Return each line of the listing that contains the string "matplotlib".

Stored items
>>>>>

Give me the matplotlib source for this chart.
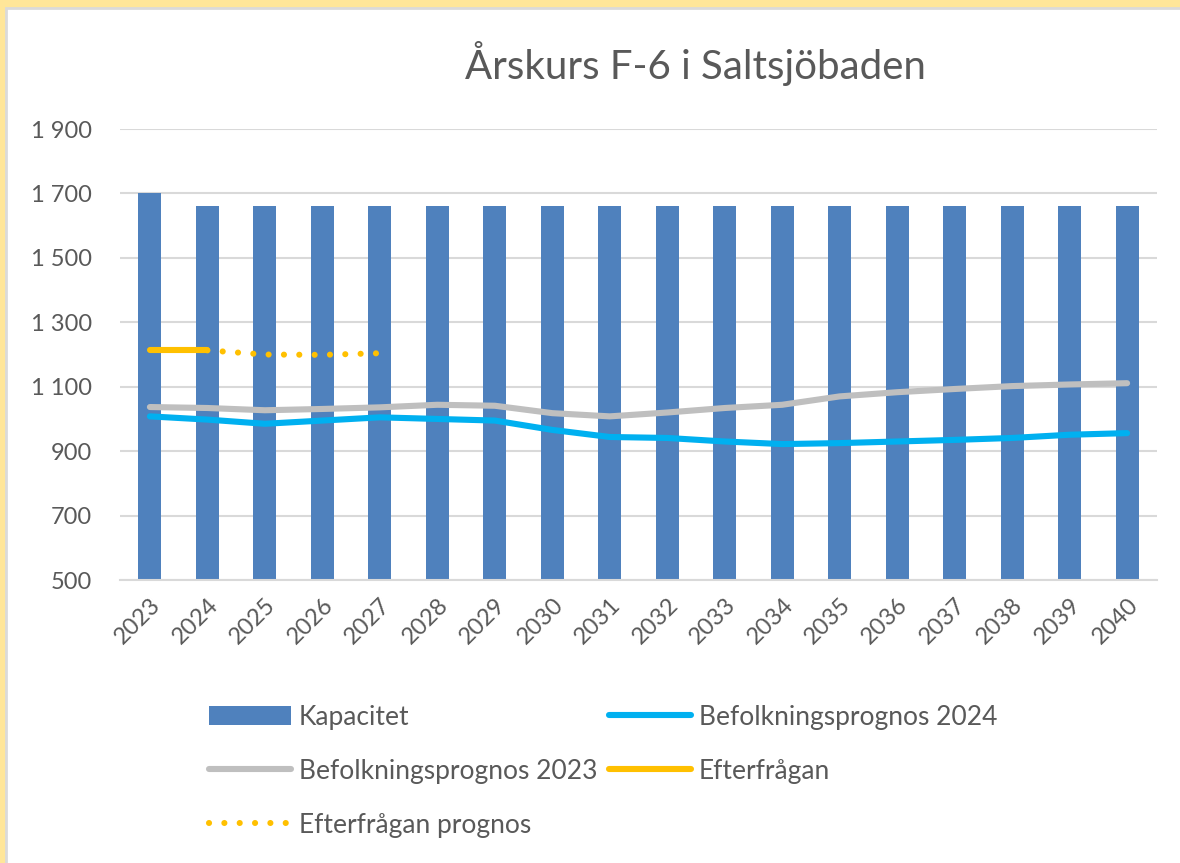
import matplotlib.pyplot as plt
import matplotlib.patches as patches
import numpy as np

years = ['2023', '2024', '2025', '2026', '2027', '2028', '2029', '2030', '2031',
         '2032', '2033', '2034', '2035', '2036', '2037', '2038', '2039', '2040']
kapacitet = [1700, 1660, 1660, 1660, 1660, 1660, 1660, 1660, 1660,
             1660, 1660, 1660, 1660, 1660, 1660, 1660, 1660, 1660]
bef_2024 = [1008, 998, 985, 995, 1005, 1000, 995, 966, 944,
            941, 930, 922, 925, 930, 935, 941, 951, 956]
bef_2023 = [1037, 1034, 1027, 1031, 1036, 1044, 1041, 1018, 1008,
            1020, 1034, 1044, 1070, 1083, 1093, 1102, 1107, 1111]
efterfragan = [1213, 1213]                      # 2023-2024
efterfragan_prognos = [1213, 1200, 1199, 1204]  # 2024-2027
yticks = [500, 700, 900, 1100, 1300, 1500, 1700, 1900]

plt.rcParams['font.family'] = ['Lato', 'DejaVu Sans']
txt = '#595959'
lw = 4.4

fig = plt.figure(figsize=(11.8, 8.63), dpi=100)
fig.patch.set_facecolor('#FFE699')
# vit ram inne i den gula kanten (gul bara upptill och till vänster)
fig.patches.append(patches.Rectangle((6 / 1180, -0.05), 1.05, 1.05 - 8 / 863,
                                     transform=fig.transFigure, facecolor='white',
                                     edgecolor='#DADADA', linewidth=2, zorder=-10))

ax = fig.add_axes([0.1017, 0.3279, 0.8788, 0.5226])
ax.set_facecolor('none')
x = np.arange(len(years))

bars = ax.bar(x, kapacitet, width=0.4, color='#4F81BD', label='Kapacitet', zorder=2)
l24, = ax.plot(x, bef_2024, color='#00B0F0', lw=lw, solid_capstyle='round',
               solid_joinstyle='round', label='Befolkningsprognos 2024', zorder=3)
l23, = ax.plot(x, bef_2023, color='#BFBFBF', lw=lw, solid_capstyle='round',
               solid_joinstyle='round', label='Befolkningsprognos 2023', zorder=3)
le, = ax.plot(x[:len(efterfragan)], efterfragan, color='#FFC000', lw=lw,
              solid_capstyle='round', label='Efterfrågan', zorder=4)
lp, = ax.plot(x[1:1 + len(efterfragan_prognos)], efterfragan_prognos, color='#FFC000',
              lw=lw, linestyle=(0, (0.01, 2.5)), dash_capstyle='round',
              label='Efterfrågan prognos', zorder=4)

ax.set_ylim(500, 1900)
ax.set_xlim(-0.52, 17.52)
ax.set_yticks(yticks)
ax.set_yticklabels([f'{v:,}'.replace(',', ' ') for v in yticks])
ax.set_xticks(x)
ax.set_xticklabels(years, rotation=45, ha='right', va='top', rotation_mode='anchor')
ax.tick_params(axis='y', length=0, pad=20, labelsize=17, labelcolor=txt)
ax.tick_params(axis='x', length=0, pad=10, labelsize=17, labelcolor=txt)
ax.grid(axis='y', color='#D9D9D9', linewidth=1.5, zorder=0)
ax.set_axisbelow(True)
for s in ['top', 'right', 'left']:
    ax.spines[s].set_visible(False)
ax.spines['bottom'].set_color('#D9D9D9')
ax.spines['bottom'].set_linewidth(1.5)

fig.text(0.589, 0.926, 'Årskurs F-6 i Saltsjöbaden', ha='center', va='center',
         fontsize=29, color=txt)

hl = [bars, l23, lp, l24, le]
fig.legend(hl, [h.get_label() for h in hl], loc='upper left', ncol=2,
           bbox_to_anchor=(0.157, 0.211), frameon=False, fontsize=19,
           labelcolor=txt, handlelength=3.1, handleheight=0.7, handletextpad=0.3,
           labelspacing=1.1, columnspacing=0.45)

fig.savefig('out.png', dpi=100)
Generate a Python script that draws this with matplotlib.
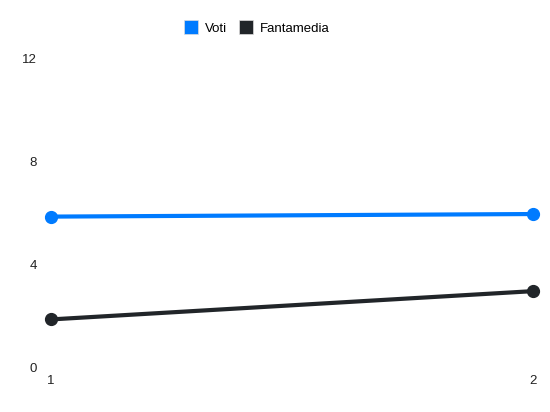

<<<<<

→ **Written solution**:
Give me the matplotlib source for this chart.
import matplotlib.pyplot as plt
import matplotlib.patches as patches
Generate a Python script that draws this with matplotlib.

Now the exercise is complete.